* Source data:
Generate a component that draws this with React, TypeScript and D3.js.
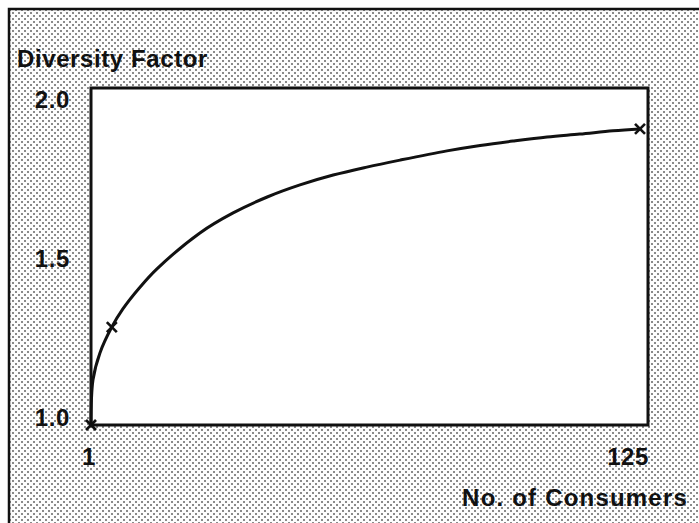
import React from "react";
import * as d3 from "d3";

const consumers = [1, 1.45, 3.0, 5.7, 8.2, 12.1, 15.9, 25.6, 33.1, 40.8, 48.2, 55.7, 63.3, 70.8, 81.4, 88.9, 96.3, 104.0, 111.4, 118.9, 125];
const diversity = [1.0, 1.142, 1.226, 1.308, 1.365, 1.434, 1.491, 1.604, 1.667, 1.717, 1.755, 1.786, 1.811, 1.833, 1.862, 1.879, 1.893, 1.906, 1.915, 1.925, 1.931];
const markedConsumers = [1, 5.7, 125];
const markedDiversity = [1.0, 1.308, 1.931];
const yTicks = [1.0, 1.5, 2.0];
const xTicks = [1, 125];
const yTitle = "Diversity Factor";
const xTitle = "No. of Consumers";

const W = 699;
const H = 523;
const plot = { left: 91, top: 88, right: 648, bottom: 425 };

export default function App() {
  const x = d3.scaleLinear().domain([1, 125]).range([91, 640]);
  const y = d3.scaleLinear().domain([1, 2]).range([425, 107]);
  const data = consumers.map((c, i) => [c, diversity[i]] as [number, number]);
  const line = d3
    .line<[number, number]>()
    .x((d) => x(d[0]))
    .y((d) => y(d[1]))
    .curve(d3.curveCatmullRom.alpha(0.5));
  const font = "'Liberation Sans', Arial, Helvetica, sans-serif";
  const m = 5;
  return (
    <svg
      width={W}
      height={H}
      style={{ position: "absolute", left: 0, top: 0, background: "#fff" }}
    >
      <defs>
        <pattern id="stip" width={6} height={6} patternUnits="userSpaceOnUse">
          <rect width={6} height={6} fill="#fdfdfd" />
          <rect x={0} y={0} width={2} height={2} fill="#8a8a8a" />
          <rect x={3} y={3} width={2} height={2} fill="#8a8a8a" />
        </pattern>
      </defs>
      <rect x={9} y={9} width={W + 10} height={H + 10} fill="url(#stip)" stroke="#111" strokeWidth={2.5} />
      <rect
        x={plot.left}
        y={plot.top}
        width={plot.right - plot.left}
        height={plot.bottom - plot.top}
        fill="#fff"
        stroke="#111"
        strokeWidth={3}
      />
      <path d={line(data) || ""} fill="none" stroke="#111" strokeWidth={3} />
      {markedConsumers.map((c, i) => {
        const cx = x(c);
        const cy = y(markedDiversity[i]);
        return (
          <g key={i} stroke="#111" strokeWidth={2.6}>
            <line x1={cx - m} y1={cy - m} x2={cx + m} y2={cy + m} />
            <line x1={cx - m} y1={cy + m} x2={cx + m} y2={cy - m} />
          </g>
        );
      })}
      <g fontFamily={font} fontSize={24} fontWeight="bold" fill="#111" letterSpacing={0.6}>
        <text x={17} y={67}>{yTitle}</text>
        {yTicks.map((t) => (
          <text key={t} x={70} y={y(t) + 1} textAnchor="end">
            {d3.format(".1f")(t)}
          </text>
        ))}
        {xTicks.map((t, i) => (
          <text key={t} x={i === 0 ? 89 : 649} y={465} textAnchor={i === 0 ? "middle" : "end"}>
            {t}
          </text>
        ))}
        <text x={688} y={506} textAnchor="end" letterSpacing={1.2}>
          {xTitle}
        </text>
      </g>
    </svg>
  );
}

* Problem details:
Leave the pictures out and reproduce exactly the lines from the top of the listing above through the line with "648, bottom: 425".

* Response:
Generate a component that draws this with React, TypeScript and D3.js.
import React from "react";
import * as d3 from "d3";

const consumers = [1, 1.45, 3.0, 5.7, 8.2, 12.1, 15.9, 25.6, 33.1, 40.8, 48.2, 55.7, 63.3, 70.8, 81.4, 88.9, 96.3, 104.0, 111.4, 118.9, 125];
const diversity = [1.0, 1.142, 1.226, 1.308, 1.365, 1.434, 1.491, 1.604, 1.667, 1.717, 1.755, 1.786, 1.811, 1.833, 1.862, 1.879, 1.893, 1.906, 1.915, 1.925, 1.931];
const markedConsumers = [1, 5.7, 125];
const markedDiversity = [1.0, 1.308, 1.931];
const yTicks = [1.0, 1.5, 2.0];
const xTicks = [1, 125];
const yTitle = "Diversity Factor";
const xTitle = "No. of Consumers";

const W = 699;
const H = 523;
const plot = { left: 91, top: 88, right: 648, bottom: 425 };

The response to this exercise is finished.